Print word for word the first line of the listing below and every line after it, through the line with "import plotly.graph_objects as go". Leave out the pictures and the rest.

▶ [Dataset excerpt]:
====================
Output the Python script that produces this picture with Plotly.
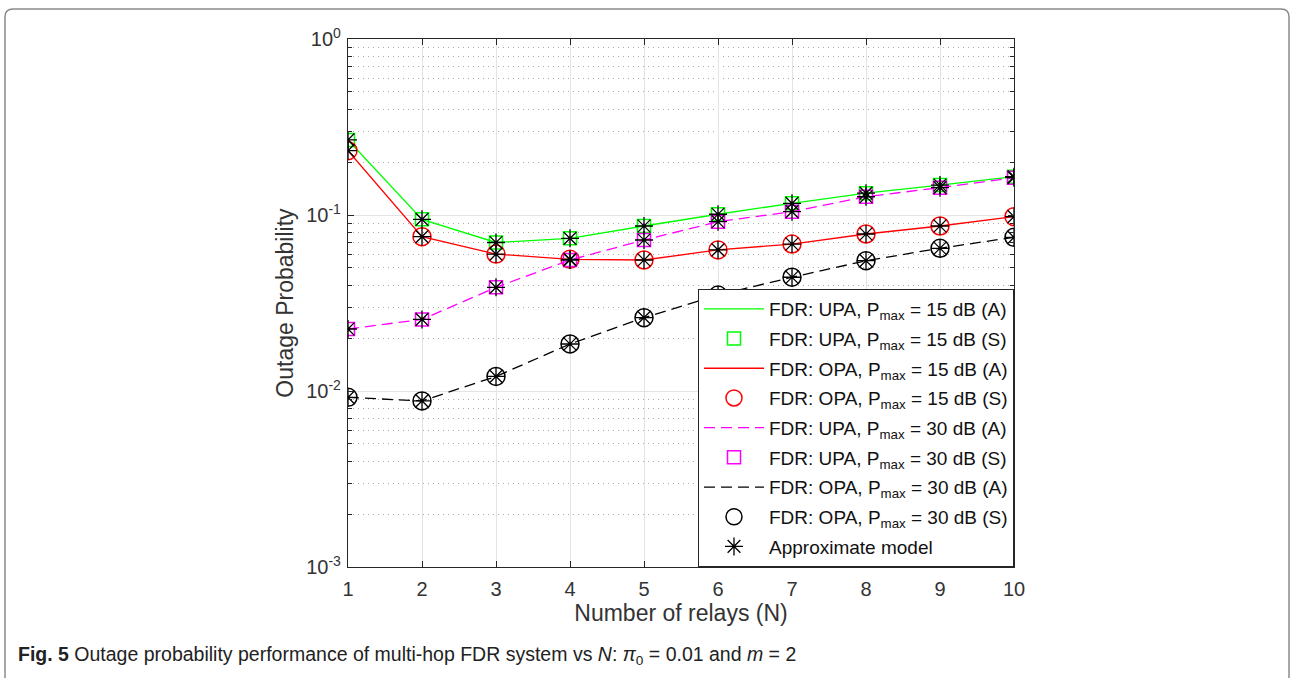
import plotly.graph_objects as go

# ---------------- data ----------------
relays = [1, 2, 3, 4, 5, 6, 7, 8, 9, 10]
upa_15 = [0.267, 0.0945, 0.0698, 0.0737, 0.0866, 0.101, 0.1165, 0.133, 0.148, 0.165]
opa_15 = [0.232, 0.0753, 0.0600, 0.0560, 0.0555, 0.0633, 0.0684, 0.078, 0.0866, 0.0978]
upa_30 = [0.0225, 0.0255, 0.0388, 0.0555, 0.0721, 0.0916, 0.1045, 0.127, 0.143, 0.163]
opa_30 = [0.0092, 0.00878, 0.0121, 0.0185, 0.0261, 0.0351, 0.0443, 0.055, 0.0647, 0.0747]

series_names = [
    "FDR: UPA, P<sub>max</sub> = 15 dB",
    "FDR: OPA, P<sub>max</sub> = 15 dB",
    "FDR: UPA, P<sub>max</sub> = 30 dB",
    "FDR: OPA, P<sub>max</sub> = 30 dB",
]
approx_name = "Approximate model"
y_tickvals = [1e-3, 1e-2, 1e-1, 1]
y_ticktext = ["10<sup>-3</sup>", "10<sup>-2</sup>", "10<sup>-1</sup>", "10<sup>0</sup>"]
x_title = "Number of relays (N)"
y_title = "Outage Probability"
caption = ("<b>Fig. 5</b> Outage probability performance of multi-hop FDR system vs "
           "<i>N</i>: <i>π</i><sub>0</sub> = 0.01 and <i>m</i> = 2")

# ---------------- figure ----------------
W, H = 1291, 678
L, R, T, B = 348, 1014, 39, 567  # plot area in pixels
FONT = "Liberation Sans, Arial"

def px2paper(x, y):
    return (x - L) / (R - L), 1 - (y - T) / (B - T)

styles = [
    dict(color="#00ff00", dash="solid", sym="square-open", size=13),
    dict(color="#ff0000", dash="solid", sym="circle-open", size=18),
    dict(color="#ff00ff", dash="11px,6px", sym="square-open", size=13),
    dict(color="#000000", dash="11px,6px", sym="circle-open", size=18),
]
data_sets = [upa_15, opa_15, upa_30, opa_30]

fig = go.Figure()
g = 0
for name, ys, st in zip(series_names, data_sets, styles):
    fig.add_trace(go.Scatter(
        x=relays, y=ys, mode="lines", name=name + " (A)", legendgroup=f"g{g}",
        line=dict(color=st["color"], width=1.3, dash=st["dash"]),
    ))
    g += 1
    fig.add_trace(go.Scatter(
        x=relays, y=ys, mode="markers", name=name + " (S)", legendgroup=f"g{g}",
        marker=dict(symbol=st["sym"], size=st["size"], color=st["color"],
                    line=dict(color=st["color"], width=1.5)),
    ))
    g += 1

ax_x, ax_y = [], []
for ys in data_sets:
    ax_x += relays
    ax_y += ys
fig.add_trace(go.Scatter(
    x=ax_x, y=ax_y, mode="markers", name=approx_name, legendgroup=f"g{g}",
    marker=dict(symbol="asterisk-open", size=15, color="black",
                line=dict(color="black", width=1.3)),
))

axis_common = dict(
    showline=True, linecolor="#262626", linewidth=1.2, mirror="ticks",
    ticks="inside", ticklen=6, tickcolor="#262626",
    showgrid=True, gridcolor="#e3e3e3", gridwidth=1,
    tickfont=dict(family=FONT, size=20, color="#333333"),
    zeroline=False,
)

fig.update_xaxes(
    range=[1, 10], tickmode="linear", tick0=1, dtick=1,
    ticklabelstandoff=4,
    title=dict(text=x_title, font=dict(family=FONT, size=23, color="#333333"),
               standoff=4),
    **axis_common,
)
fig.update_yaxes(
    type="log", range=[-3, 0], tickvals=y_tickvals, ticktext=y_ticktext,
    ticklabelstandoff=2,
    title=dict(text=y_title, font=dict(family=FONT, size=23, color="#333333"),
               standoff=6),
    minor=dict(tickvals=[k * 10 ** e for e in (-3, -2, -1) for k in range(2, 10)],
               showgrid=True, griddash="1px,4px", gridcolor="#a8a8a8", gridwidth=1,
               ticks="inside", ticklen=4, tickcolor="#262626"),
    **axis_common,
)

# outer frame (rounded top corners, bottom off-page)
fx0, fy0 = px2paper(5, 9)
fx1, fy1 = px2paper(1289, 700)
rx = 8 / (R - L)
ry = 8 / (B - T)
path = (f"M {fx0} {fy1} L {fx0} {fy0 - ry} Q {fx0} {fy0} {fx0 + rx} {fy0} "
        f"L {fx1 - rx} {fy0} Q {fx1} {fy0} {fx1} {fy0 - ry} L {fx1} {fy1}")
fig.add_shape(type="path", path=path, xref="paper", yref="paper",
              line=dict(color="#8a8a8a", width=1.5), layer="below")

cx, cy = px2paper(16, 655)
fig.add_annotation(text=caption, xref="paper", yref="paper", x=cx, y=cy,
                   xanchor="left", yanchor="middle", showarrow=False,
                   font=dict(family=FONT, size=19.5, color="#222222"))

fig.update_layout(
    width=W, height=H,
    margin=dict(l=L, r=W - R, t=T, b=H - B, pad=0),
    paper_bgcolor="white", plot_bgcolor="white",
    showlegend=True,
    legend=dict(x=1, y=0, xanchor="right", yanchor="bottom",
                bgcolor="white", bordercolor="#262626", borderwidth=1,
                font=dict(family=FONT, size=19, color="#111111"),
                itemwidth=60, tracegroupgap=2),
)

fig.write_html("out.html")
====================
▶ [Task solution]:
Output the Python script that produces this picture with Plotly.
import plotly.graph_objects as go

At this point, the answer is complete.